No Justice, No Peace

Steve Randy Waldman muses darkly:
"I am filled with despair, not because what we are doing cannot 'work', but because it is too unjust. This is not my country.

The news of today is the Geithner plan. I think this plan might work very well in terms of repairing bank balance sheets.

Of course the whole notion of repairing bank balance sheet is a lie and misdirection. The balance sheets we should want to see repaired are household balance sheets. Banks have failed us profoundly. We want them reorganized, not repaired. A world in which the banks are all fixed but households are still broken is worse than what we have right now. Too-big-to-fail banks restored to health are too-big-to-fail banks restored to power. The idea that fixing legacy banks is prerequisite to fixing the broad economy is a lie perpetrated by legacy bankers."

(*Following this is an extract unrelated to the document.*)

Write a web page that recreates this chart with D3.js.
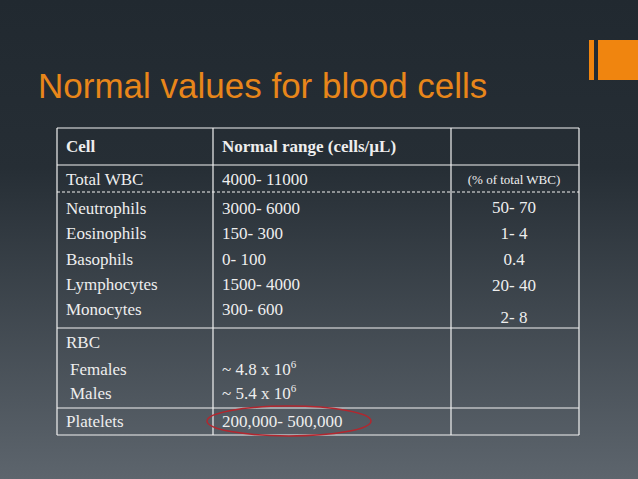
<!DOCTYPE html>
<html><head><meta charset="utf-8">
<script src="https://cdn.jsdelivr.net/npm/d3@7"></script>
<style>body{margin:0;overflow:hidden}</style>
</head><body><div id="wrapper"></div>
<script>
// Data
const title = "Normal values for blood cells";
const headers = ["Cell", "Normal range (cells/\u00b5L)", ""];
const cellNames = ["Total WBC", "Neutrophils", "Eosinophils", "Basophils", "Lymphocytes", "Monocytes", "RBC", " Females", " Males", "Platelets"];
const ranges = ["4000- 11000", "3000- 6000", "150- 300", "0- 100", "1500- 4000", "300- 600", "", "~ 4.8 x 10|6", "~ 5.4 x 10|6", "200,000- 500,000"];
const percents = ["(% of total WBC)", "50- 70", "1- 4", "0.4", "20- 40", "2- 8", "", "", "", ""];
const textY = [179, 208, 233, 259, 284, 309, 342, 369, 393, 421];
const pctY = [179, 208, 234, 260, 286, 318, 0, 0, 0, 0];
const rowLines = [128, 165, 192, 328, 408, 435];
const colLines = [57, 213, 451, 579];

const width = 638, height = 479;
const svg = d3.select("#wrapper").append("svg").attr("width", width).attr("height", height);

const grad = svg.append("defs").append("linearGradient").attr("id", "bg")
  .attr("x1", 0).attr("y1", 0).attr("x2", 0).attr("y2", 1);
grad.append("stop").attr("offset", "0%").attr("stop-color", "#212930");
grad.append("stop").attr("offset", "35%").attr("stop-color", "#262e35");
grad.append("stop").attr("offset", "100%").attr("stop-color", "#5d656d");
svg.append("rect").attr("width", width).attr("height", height).attr("fill", "url(#bg)");

// logo
svg.append("rect").attr("x", 589).attr("y", 40).attr("width", 5).attr("height", 40).attr("fill", "#f0850f");
svg.append("rect").attr("x", 598).attr("y", 40).attr("width", 40).attr("height", 40).attr("fill", "#f0850f");

svg.append("text").attr("x", 38).attr("y", 98).text(title)
  .attr("fill", "#e8861a").style("font-family", "Liberation Sans, Arial").style("font-size", "35px");

// table grid
const y = d3.scaleLinear().domain([0, height]).range([0, height]);
const grid = svg.append("g").attr("stroke", "#f2f2f2").attr("stroke-width", 1.2);
grid.selectAll(".h").data(rowLines).join("line")
  .attr("x1", colLines[0]).attr("x2", colLines[3])
  .attr("y1", d => y(d)).attr("y2", d => y(d))
  .attr("stroke-dasharray", (d, i) => i === 2 ? "3 2" : null);
grid.selectAll(".v").data(colLines).join("line")
  .attr("x1", d => d).attr("x2", d => d)
  .attr("y1", y(rowLines[0])).attr("y2", y(rowLines[5]));

const font = "Liberation Serif, DejaVu Serif, serif";
const txt = svg.append("g").attr("fill", "#eeeeee").style("font-family", font).style("font-size", "17px");

txt.selectAll(".hd").data(headers).join("text")
  .attr("x", (d, i) => colLines[i] + 9).attr("y", 152)
  .style("font-weight", "bold").text(d => d);

txt.selectAll(".c").data(cellNames).join("text")
  .attr("x", d => d.startsWith(" ") ? 70 : 66).attr("y", (d, i) => y(textY[i] + 6))
  .text(d => d.trim());

txt.selectAll(".r").data(ranges).join("text")
  .attr("x", 222).attr("y", (d, i) => y(textY[i] + 6))
  .each(function (d) {
    const parts = d.split("|");
    const t = d3.select(this);
    t.append("tspan").text(parts[0]);
    if (parts[1]) t.append("tspan").attr("dy", -7).style("font-size", "11px").text(parts[1]);
  });

txt.selectAll(".p").data(percents).join("text")
  .attr("x", 514).attr("y", (d, i) => y(pctY[i] + 5))
  .attr("text-anchor", "middle")
  .style("font-size", (d, i) => i === 0 ? "13px" : "17px")
  .text(d => d);

// highlight
svg.append("ellipse").attr("cx", 289).attr("cy", 421).attr("rx", 82).attr("ry", 15)
  .attr("fill", "none").attr("stroke", "#b3262e").attr("stroke-width", 1.5);
</script></body></html>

I agree with this analysis almost entirely.

It is wrong for policy to focus on the banks instead of households. We have long needed a policy, which would resolve the situations of individual households, through various kinds of restructuring, and expedited foreclosure. The way to clear away the "toxic assets" is not to hold them to maturity -- which is equivalent to keeping millions of Americans with over-sized mortgage debt hanging fire unable to accumulate saving for up to a decade -- it is to clear and rationalize that debt. And, if reducing that debt to match the actual, trend value of houses and the cash flow available to households, breaks the banks, then we should restructure banking as necessary.

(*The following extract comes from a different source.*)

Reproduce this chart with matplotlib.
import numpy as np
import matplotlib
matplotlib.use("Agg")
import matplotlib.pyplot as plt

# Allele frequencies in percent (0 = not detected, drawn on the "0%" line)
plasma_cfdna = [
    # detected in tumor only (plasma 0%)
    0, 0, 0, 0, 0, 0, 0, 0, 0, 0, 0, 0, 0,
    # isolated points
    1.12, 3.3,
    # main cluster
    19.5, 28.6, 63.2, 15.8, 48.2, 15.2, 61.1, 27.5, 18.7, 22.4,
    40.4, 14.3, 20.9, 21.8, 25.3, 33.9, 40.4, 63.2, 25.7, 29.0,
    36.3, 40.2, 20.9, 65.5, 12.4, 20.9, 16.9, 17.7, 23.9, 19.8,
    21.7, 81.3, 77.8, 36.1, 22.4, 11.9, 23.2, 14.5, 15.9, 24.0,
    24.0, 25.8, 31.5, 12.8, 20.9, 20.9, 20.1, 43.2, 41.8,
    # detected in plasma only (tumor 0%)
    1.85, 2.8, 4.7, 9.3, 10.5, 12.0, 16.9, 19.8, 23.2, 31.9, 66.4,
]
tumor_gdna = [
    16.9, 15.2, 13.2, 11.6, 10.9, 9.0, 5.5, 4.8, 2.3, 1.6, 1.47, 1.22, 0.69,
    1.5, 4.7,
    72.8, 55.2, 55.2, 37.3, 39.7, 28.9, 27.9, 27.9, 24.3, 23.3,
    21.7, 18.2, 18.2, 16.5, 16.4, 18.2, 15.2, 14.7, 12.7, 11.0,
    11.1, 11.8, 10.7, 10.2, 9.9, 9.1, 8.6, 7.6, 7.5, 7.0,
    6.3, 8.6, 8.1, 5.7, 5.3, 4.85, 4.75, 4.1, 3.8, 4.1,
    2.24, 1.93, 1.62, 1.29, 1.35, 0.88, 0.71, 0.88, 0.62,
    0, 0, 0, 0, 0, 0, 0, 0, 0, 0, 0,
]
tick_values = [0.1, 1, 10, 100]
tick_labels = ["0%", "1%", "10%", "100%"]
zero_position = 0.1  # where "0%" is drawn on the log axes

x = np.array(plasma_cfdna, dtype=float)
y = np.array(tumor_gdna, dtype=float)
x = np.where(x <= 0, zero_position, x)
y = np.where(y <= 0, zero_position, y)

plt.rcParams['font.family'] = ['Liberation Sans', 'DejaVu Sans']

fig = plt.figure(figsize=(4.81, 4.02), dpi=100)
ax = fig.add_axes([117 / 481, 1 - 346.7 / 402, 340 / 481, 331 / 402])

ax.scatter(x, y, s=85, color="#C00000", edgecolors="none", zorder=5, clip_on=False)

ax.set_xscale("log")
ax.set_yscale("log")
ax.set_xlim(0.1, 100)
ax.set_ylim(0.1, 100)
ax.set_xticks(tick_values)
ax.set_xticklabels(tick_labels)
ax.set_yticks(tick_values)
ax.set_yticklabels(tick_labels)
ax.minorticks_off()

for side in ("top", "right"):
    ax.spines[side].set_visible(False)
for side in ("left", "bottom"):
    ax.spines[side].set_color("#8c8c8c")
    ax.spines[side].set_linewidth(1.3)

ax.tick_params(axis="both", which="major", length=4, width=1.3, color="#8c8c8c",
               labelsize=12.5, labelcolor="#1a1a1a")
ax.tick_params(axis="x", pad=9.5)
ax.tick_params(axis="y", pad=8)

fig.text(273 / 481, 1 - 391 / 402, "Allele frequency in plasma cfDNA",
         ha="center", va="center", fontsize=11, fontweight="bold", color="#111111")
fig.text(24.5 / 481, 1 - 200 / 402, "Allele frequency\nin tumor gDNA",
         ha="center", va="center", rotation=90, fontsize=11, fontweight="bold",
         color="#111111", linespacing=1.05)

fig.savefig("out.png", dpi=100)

If the Treasury wants to spend $700 billion, the right thing to do would be to pad out the pathetic stimulus, with new projects to restructure the economy. Ever heard of "global warming"? "Peak oil"? Our economy is structured wrongly, for a future that is barrelling down upon us. We face an emergency, and, if people would just recognize it, this economic crisis is an opportunity to respond to it.

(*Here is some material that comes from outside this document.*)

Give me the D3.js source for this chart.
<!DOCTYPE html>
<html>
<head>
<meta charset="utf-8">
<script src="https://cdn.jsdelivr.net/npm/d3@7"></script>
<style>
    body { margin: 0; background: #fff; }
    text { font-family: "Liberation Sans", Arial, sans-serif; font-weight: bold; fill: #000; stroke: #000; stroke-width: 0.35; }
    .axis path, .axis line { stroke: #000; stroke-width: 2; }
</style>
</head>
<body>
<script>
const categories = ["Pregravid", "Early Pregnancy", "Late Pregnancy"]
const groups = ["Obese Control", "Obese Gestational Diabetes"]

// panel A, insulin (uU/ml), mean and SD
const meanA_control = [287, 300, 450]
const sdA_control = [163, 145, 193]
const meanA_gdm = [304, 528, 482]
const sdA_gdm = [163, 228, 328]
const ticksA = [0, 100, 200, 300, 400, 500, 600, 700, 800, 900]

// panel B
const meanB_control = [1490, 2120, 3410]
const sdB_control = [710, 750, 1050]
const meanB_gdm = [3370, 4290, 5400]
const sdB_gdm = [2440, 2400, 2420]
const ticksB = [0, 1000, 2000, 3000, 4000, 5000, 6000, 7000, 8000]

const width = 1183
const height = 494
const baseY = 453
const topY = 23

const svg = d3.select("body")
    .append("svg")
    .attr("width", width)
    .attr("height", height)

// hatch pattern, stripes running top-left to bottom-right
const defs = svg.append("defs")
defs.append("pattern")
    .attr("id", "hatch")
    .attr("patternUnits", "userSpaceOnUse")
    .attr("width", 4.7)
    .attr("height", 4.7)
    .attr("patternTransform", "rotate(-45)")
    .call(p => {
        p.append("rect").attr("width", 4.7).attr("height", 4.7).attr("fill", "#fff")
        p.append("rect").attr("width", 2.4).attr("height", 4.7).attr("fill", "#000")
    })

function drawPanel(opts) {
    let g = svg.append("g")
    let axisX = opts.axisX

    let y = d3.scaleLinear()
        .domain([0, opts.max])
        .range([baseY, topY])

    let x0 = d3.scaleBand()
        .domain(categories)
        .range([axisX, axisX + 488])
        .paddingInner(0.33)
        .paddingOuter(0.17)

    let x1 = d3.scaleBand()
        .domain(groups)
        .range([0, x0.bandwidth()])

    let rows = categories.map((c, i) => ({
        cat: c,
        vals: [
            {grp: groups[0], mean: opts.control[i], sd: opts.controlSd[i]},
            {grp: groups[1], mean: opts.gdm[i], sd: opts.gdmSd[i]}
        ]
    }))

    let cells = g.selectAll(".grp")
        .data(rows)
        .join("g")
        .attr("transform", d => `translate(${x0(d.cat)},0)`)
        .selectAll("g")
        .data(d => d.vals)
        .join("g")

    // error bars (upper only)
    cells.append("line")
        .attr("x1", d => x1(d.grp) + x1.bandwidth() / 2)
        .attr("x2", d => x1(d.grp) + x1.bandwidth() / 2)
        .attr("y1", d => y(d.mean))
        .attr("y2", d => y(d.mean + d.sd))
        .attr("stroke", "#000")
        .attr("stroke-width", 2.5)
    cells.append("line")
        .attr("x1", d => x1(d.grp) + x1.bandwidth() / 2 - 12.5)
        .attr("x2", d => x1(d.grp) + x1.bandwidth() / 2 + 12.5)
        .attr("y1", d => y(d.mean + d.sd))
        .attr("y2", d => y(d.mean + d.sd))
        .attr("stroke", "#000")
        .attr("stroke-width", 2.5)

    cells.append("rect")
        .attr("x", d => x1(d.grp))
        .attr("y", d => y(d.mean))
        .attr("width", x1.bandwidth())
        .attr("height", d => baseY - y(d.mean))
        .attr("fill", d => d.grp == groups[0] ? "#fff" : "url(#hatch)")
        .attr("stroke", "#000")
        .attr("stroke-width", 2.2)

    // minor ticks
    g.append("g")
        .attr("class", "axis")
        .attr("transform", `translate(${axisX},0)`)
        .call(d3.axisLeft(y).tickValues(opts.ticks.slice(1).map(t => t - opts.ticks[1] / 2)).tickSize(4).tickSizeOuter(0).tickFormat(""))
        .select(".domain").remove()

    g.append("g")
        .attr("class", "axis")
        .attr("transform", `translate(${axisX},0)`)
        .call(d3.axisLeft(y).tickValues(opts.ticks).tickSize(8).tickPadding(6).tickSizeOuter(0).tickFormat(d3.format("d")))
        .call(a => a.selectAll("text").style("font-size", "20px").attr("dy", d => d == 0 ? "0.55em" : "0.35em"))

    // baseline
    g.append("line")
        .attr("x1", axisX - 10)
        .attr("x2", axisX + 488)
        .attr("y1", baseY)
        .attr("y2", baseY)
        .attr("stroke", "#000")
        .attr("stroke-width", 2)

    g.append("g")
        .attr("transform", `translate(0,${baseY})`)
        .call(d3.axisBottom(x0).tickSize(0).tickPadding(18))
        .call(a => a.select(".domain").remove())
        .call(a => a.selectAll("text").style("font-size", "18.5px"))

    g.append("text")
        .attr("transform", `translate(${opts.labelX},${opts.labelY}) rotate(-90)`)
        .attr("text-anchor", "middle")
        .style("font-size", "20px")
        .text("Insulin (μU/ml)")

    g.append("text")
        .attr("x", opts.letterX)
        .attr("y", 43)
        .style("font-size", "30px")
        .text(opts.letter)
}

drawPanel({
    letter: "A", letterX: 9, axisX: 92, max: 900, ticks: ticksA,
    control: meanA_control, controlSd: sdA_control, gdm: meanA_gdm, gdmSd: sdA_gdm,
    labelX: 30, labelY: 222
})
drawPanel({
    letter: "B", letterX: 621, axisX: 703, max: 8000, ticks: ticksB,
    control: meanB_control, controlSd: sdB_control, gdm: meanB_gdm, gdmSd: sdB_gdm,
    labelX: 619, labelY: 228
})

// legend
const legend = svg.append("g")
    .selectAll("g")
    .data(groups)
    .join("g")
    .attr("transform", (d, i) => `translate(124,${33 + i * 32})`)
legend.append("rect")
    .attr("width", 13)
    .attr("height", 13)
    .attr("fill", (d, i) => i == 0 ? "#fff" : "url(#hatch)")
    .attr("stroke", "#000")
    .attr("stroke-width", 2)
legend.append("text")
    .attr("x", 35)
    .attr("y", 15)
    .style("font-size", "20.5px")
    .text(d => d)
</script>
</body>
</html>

But, instead, the Bourbon Democrats are in charge.

Change we can believe in?


CNBC quotes Joe Stiglitz on the Geithner plan
: " 'Quite frankly, this amounts to robbery of the American people.' Even if the plan clears banks of massive toxic debt, worries about the economic outlook mean banks could still be unwilling to make fresh loans, while the prospect of a higher tax burden to pay for various government stimulus plans could further undermine U.S. consumers, he said."

1 comment:

  1. It's not that I "want" them to fail. It is that they have failed, and I want that failure honestly recognized and dealt with effectively. Instead, we have this crap -- subsidies for bank stockholders and management bonuses.